With the Second Circuit’s recent reaffirmation of the SEC’s substantial discretion in negotiating the terms of settlement—notably vacating Judge Jed Rakoff’s rejection of the proposed $285 million settlement in SEC v. Citigroup Global Markets, Inc.—eyes are turning to the decision’s immediate impact on at least one other high-stakes case: a $602 million insider trading settlement between the SEC and CR Intrinsic Investors, an affiliate of S.A.C. Capital Advisors. Similar to the SEC-Citigroup settlement, CR Intrinsic was not required to admit wrongdoing in settling the SEC’s charges. Judge Victor Marrero had conditionally approved the settlement pending the outcome of the Citigroup appeal.
To settle the SEC’s allegations that CR Intrinsic and S.A.C. Capital had participated in an insider trading scheme, CR Intrinsic agreed to pay a disgorgement of $275 million in profits gained and losses avoided, $52 million in pre-judgment interest, and $275 million as a civil penalty, for a total of $602 million in monetary relief. Judge Marrero concluded that the monetary relief was fair and reasonable but declined to unconditionally approve the proposed settlement, choosing instead to await the Second Circuit’s pronouncement of a district court’s authority to reject settlements on account of their neither-admit-nor-deny provision.

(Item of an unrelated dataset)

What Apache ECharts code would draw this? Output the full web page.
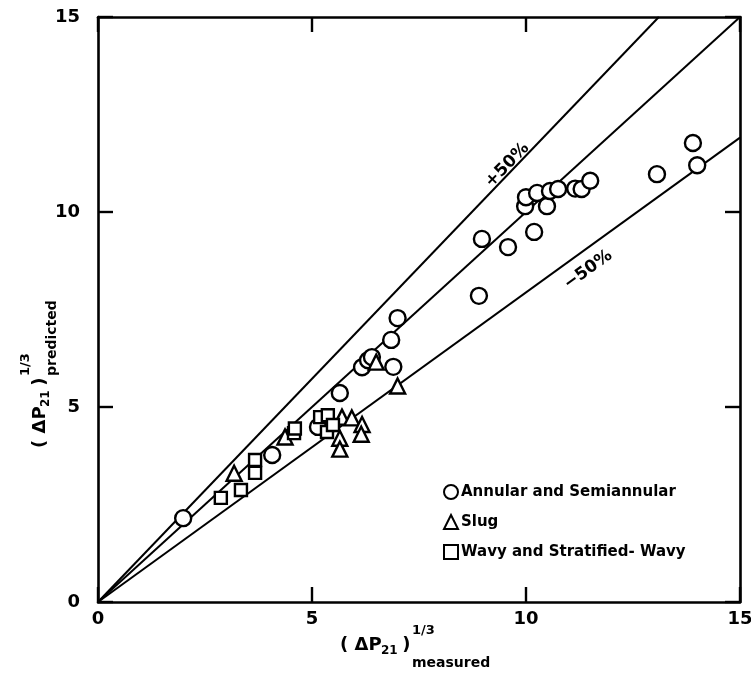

On June 4, 2014, the Second Circuit decided the Citigroup appeal and held that a district court may not reject a settlement on the basis of a neither-admit-nor-deny provision and require parties to establish the truth of the SEC’s allegations. Furthermore, the appellate court held, a district court may not reject a settlement on the basis that the SEC failed to bring proper charges against the private party, for such a decision is matter of the SEC’s discretion.
In a statement about the Citigroup decision, SEC Enforcement Director Andrew Ceresney said that while the SEC will continue to seek admissions in appropriate cases, settlements without admission also enable regulatory agencies to serve the public interest by returning money to harmed investors more quickly.
Judge Marrero’s order had provided that his conditional approval of the CR Intrinsic settlement would become final upon the Second Circuit’s determination that district courts lack authority to reject settlements on account of their neither-admit-nor-deny provision. It is not clear how, if at all, Judge Marrero will address the concerns he had raised about the ability of regulators and courts to protect the public interest and hold wrongdoers accountable for financial scandals that are “unlikely to have happened without substantial misconduct” in an era when the notion of “too big to fail” has gained currency throughout commercial markets.